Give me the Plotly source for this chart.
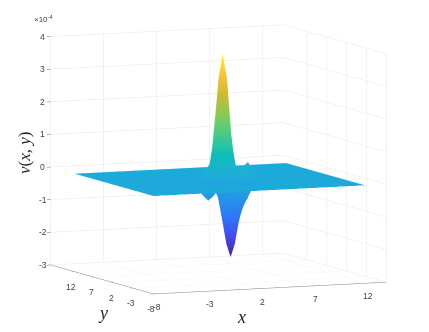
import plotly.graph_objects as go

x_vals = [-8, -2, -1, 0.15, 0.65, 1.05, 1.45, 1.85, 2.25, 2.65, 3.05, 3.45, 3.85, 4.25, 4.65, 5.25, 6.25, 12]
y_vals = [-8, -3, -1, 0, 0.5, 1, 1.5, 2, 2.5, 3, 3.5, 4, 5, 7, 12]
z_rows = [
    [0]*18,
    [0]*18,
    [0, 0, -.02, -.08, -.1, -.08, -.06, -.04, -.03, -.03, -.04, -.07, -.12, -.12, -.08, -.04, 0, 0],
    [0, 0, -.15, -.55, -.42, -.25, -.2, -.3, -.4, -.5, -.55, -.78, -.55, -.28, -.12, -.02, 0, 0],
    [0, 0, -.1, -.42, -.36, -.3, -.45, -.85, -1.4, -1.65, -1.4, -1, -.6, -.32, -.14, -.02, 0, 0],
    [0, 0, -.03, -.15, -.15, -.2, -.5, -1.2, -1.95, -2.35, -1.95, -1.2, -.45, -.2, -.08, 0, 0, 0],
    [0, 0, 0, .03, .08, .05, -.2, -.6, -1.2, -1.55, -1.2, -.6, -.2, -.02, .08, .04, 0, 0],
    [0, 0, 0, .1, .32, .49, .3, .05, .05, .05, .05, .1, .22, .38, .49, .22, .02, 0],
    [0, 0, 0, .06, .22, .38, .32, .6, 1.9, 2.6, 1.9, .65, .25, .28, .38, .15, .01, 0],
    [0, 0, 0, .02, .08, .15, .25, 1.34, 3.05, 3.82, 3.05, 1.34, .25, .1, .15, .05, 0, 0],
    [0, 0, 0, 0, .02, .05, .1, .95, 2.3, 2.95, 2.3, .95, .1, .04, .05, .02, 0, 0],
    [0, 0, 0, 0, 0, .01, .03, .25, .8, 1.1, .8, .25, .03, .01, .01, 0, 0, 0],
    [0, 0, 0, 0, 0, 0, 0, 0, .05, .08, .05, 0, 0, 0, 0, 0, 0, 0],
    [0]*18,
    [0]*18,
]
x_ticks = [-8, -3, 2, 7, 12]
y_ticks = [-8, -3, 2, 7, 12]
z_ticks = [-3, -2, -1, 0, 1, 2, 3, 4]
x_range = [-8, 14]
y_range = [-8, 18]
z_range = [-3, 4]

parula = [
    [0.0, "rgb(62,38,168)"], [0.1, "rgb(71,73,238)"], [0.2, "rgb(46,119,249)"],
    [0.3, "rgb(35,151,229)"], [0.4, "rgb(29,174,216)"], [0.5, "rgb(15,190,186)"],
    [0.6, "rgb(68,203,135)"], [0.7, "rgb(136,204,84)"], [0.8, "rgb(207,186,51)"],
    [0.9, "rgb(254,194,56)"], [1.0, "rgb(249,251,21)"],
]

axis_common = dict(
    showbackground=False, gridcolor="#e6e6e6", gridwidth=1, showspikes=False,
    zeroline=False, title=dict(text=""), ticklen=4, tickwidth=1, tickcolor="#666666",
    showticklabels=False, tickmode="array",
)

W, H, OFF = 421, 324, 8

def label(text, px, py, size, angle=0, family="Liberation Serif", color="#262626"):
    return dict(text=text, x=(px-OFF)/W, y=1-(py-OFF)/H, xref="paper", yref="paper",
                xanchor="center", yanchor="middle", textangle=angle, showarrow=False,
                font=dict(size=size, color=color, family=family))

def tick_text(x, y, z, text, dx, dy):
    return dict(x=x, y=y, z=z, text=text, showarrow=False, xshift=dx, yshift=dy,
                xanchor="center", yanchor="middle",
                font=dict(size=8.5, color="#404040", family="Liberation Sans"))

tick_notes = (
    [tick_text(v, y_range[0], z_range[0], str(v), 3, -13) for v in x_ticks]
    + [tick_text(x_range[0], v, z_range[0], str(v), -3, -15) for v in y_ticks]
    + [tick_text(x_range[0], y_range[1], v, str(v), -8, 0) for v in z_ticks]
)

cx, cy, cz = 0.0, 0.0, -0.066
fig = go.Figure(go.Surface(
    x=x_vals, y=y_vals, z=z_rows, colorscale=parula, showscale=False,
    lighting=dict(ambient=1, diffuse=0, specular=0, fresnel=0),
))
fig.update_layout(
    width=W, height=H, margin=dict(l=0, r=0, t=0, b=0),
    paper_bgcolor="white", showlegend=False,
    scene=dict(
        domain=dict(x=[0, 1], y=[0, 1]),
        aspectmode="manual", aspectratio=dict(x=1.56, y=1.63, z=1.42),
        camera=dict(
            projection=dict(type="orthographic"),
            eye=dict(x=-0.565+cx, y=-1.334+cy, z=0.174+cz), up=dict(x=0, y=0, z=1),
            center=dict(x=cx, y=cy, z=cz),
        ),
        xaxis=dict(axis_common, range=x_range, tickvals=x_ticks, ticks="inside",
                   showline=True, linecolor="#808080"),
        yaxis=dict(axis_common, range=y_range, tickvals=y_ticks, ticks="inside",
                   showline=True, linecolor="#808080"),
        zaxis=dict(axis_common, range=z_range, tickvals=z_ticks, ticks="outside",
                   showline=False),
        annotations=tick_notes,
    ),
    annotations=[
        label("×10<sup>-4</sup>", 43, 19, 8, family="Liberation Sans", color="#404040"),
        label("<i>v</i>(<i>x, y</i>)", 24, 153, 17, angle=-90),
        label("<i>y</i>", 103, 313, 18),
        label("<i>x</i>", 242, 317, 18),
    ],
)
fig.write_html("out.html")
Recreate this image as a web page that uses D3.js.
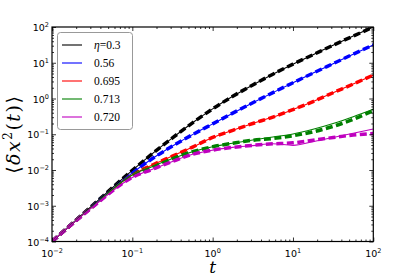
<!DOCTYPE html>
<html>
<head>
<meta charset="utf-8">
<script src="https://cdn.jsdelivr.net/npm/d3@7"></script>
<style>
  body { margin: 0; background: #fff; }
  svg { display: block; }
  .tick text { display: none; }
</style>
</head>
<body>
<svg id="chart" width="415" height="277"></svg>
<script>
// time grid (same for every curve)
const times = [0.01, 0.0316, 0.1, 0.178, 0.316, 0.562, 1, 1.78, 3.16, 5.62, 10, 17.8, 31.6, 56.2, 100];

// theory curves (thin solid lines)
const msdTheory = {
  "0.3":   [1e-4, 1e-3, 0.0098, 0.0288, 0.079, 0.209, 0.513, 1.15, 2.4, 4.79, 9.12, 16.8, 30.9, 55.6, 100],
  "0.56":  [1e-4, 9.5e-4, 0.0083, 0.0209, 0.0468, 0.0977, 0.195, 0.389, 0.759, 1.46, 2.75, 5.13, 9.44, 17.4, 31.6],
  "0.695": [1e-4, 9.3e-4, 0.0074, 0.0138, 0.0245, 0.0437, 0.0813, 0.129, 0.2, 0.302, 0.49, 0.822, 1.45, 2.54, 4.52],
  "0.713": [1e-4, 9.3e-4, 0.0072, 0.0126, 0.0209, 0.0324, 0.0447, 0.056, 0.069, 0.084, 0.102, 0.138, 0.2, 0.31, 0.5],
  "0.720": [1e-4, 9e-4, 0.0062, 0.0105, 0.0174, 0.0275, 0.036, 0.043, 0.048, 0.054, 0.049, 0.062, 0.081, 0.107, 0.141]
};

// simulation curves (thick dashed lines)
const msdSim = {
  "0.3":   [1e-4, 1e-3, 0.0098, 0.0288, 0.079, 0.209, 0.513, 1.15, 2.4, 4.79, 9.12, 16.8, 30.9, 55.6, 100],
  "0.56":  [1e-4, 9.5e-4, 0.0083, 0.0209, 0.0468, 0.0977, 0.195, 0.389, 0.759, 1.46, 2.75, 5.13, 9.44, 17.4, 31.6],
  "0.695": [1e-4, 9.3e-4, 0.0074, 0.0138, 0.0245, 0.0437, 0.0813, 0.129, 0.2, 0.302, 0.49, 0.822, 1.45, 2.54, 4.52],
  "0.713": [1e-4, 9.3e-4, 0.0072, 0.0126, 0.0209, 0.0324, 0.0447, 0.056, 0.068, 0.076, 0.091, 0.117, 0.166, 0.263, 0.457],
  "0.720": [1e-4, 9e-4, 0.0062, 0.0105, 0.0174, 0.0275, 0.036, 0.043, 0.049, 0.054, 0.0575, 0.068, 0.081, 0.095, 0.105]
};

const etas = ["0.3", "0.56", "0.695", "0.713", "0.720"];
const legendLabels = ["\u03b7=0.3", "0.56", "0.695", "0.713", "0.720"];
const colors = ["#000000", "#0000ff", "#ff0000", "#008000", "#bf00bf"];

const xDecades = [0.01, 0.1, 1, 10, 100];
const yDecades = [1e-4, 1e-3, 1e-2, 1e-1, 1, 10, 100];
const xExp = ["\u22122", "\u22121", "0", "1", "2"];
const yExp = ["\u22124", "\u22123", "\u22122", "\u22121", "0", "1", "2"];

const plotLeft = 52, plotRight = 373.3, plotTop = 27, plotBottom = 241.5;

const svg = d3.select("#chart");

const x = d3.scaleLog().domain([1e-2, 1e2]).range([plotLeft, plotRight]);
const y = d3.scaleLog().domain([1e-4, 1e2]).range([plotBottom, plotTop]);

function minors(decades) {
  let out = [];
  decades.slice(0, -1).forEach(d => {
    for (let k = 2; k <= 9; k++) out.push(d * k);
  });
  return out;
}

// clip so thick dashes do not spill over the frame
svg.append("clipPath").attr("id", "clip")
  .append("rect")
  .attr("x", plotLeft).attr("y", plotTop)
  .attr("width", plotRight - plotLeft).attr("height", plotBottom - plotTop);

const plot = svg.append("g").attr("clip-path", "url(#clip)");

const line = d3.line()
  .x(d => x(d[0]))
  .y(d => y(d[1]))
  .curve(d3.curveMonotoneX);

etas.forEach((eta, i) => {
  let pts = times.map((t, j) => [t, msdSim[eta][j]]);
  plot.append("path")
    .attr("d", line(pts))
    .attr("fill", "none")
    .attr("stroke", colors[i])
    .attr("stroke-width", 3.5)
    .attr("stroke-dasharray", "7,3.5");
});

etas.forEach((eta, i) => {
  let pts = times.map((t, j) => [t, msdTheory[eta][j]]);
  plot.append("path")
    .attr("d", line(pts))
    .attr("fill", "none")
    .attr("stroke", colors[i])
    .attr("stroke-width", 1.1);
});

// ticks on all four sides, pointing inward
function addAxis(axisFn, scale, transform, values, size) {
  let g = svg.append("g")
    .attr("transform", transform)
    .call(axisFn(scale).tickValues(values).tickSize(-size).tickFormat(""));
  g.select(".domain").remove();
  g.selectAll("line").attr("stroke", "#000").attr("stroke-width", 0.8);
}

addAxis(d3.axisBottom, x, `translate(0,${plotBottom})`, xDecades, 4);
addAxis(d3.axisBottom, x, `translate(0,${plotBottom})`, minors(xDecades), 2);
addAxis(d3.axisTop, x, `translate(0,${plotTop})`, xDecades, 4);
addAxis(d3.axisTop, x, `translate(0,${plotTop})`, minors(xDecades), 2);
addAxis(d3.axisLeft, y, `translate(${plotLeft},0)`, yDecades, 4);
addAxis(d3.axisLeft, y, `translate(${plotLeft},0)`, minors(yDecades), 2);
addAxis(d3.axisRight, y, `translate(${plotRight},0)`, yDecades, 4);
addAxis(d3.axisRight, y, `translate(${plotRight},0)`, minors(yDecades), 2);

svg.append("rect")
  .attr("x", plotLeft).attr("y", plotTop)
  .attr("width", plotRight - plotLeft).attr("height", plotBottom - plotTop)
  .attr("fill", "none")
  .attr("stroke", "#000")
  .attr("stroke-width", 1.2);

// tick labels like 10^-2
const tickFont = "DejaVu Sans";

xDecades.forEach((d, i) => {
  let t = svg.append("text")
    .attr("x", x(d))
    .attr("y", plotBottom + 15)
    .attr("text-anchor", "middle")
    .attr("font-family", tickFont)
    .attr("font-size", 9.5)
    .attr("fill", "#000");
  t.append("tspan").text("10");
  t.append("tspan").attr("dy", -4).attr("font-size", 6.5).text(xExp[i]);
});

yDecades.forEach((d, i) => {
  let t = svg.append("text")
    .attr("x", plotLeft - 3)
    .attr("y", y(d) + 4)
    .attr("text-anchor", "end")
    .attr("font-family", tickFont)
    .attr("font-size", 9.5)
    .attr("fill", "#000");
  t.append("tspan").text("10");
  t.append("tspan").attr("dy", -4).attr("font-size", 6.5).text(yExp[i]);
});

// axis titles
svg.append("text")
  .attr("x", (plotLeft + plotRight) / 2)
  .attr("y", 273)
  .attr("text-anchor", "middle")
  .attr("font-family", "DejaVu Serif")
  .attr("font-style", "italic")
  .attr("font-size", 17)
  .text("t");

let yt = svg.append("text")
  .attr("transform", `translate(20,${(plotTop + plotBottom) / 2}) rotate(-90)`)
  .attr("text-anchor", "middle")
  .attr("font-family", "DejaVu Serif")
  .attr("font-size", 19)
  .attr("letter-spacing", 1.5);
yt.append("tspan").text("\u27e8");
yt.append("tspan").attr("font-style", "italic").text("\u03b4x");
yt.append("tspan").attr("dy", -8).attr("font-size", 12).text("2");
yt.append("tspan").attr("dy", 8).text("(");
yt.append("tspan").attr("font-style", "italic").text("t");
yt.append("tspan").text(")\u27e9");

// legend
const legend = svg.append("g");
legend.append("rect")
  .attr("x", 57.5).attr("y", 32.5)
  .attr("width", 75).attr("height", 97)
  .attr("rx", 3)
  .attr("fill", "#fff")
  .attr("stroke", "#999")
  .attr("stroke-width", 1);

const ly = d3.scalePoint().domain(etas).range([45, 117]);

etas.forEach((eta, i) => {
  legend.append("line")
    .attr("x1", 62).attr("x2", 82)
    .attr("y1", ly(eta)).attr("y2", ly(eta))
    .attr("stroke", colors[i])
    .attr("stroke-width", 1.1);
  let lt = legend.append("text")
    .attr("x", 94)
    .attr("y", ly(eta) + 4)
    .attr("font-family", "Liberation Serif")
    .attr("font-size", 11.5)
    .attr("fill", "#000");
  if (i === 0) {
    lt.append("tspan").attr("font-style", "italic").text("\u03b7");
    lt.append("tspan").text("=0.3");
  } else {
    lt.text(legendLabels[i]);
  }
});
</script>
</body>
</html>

□ □ □ □ □

**Prompt:**
Begin with the first line of the records and repeat every line up to the one with "W, H, OFF = 421, 324, 8", counting that line too. Pictures are not part of the copy.

**Problem solution:**
Give me the Plotly source for this chart.
import plotly.graph_objects as go

x_vals = [-8, -2, -1, 0.15, 0.65, 1.05, 1.45, 1.85, 2.25, 2.65, 3.05, 3.45, 3.85, 4.25, 4.65, 5.25, 6.25, 12]
y_vals = [-8, -3, -1, 0, 0.5, 1, 1.5, 2, 2.5, 3, 3.5, 4, 5, 7, 12]
z_rows = [
    [0]*18,
    [0]*18,
    [0, 0, -.02, -.08, -.1, -.08, -.06, -.04, -.03, -.03, -.04, -.07, -.12, -.12, -.08, -.04, 0, 0],
    [0, 0, -.15, -.55, -.42, -.25, -.2, -.3, -.4, -.5, -.55, -.78, -.55, -.28, -.12, -.02, 0, 0],
    [0, 0, -.1, -.42, -.36, -.3, -.45, -.85, -1.4, -1.65, -1.4, -1, -.6, -.32, -.14, -.02, 0, 0],
    [0, 0, -.03, -.15, -.15, -.2, -.5, -1.2, -1.95, -2.35, -1.95, -1.2, -.45, -.2, -.08, 0, 0, 0],
    [0, 0, 0, .03, .08, .05, -.2, -.6, -1.2, -1.55, -1.2, -.6, -.2, -.02, .08, .04, 0, 0],
    [0, 0, 0, .1, .32, .49, .3, .05, .05, .05, .05, .1, .22, .38, .49, .22, .02, 0],
    [0, 0, 0, .06, .22, .38, .32, .6, 1.9, 2.6, 1.9, .65, .25, .28, .38, .15, .01, 0],
    [0, 0, 0, .02, .08, .15, .25, 1.34, 3.05, 3.82, 3.05, 1.34, .25, .1, .15, .05, 0, 0],
    [0, 0, 0, 0, .02, .05, .1, .95, 2.3, 2.95, 2.3, .95, .1, .04, .05, .02, 0, 0],
    [0, 0, 0, 0, 0, .01, .03, .25, .8, 1.1, .8, .25, .03, .01, .01, 0, 0, 0],
    [0, 0, 0, 0, 0, 0, 0, 0, .05, .08, .05, 0, 0, 0, 0, 0, 0, 0],
    [0]*18,
    [0]*18,
]
x_ticks = [-8, -3, 2, 7, 12]
y_ticks = [-8, -3, 2, 7, 12]
z_ticks = [-3, -2, -1, 0, 1, 2, 3, 4]
x_range = [-8, 14]
y_range = [-8, 18]
z_range = [-3, 4]

parula = [
    [0.0, "rgb(62,38,168)"], [0.1, "rgb(71,73,238)"], [0.2, "rgb(46,119,249)"],
    [0.3, "rgb(35,151,229)"], [0.4, "rgb(29,174,216)"], [0.5, "rgb(15,190,186)"],
    [0.6, "rgb(68,203,135)"], [0.7, "rgb(136,204,84)"], [0.8, "rgb(207,186,51)"],
    [0.9, "rgb(254,194,56)"], [1.0, "rgb(249,251,21)"],
]

axis_common = dict(
    showbackground=False, gridcolor="#e6e6e6", gridwidth=1, showspikes=False,
    zeroline=False, title=dict(text=""), ticklen=4, tickwidth=1, tickcolor="#666666",
    showticklabels=False, tickmode="array",
)

W, H, OFF = 421, 324, 8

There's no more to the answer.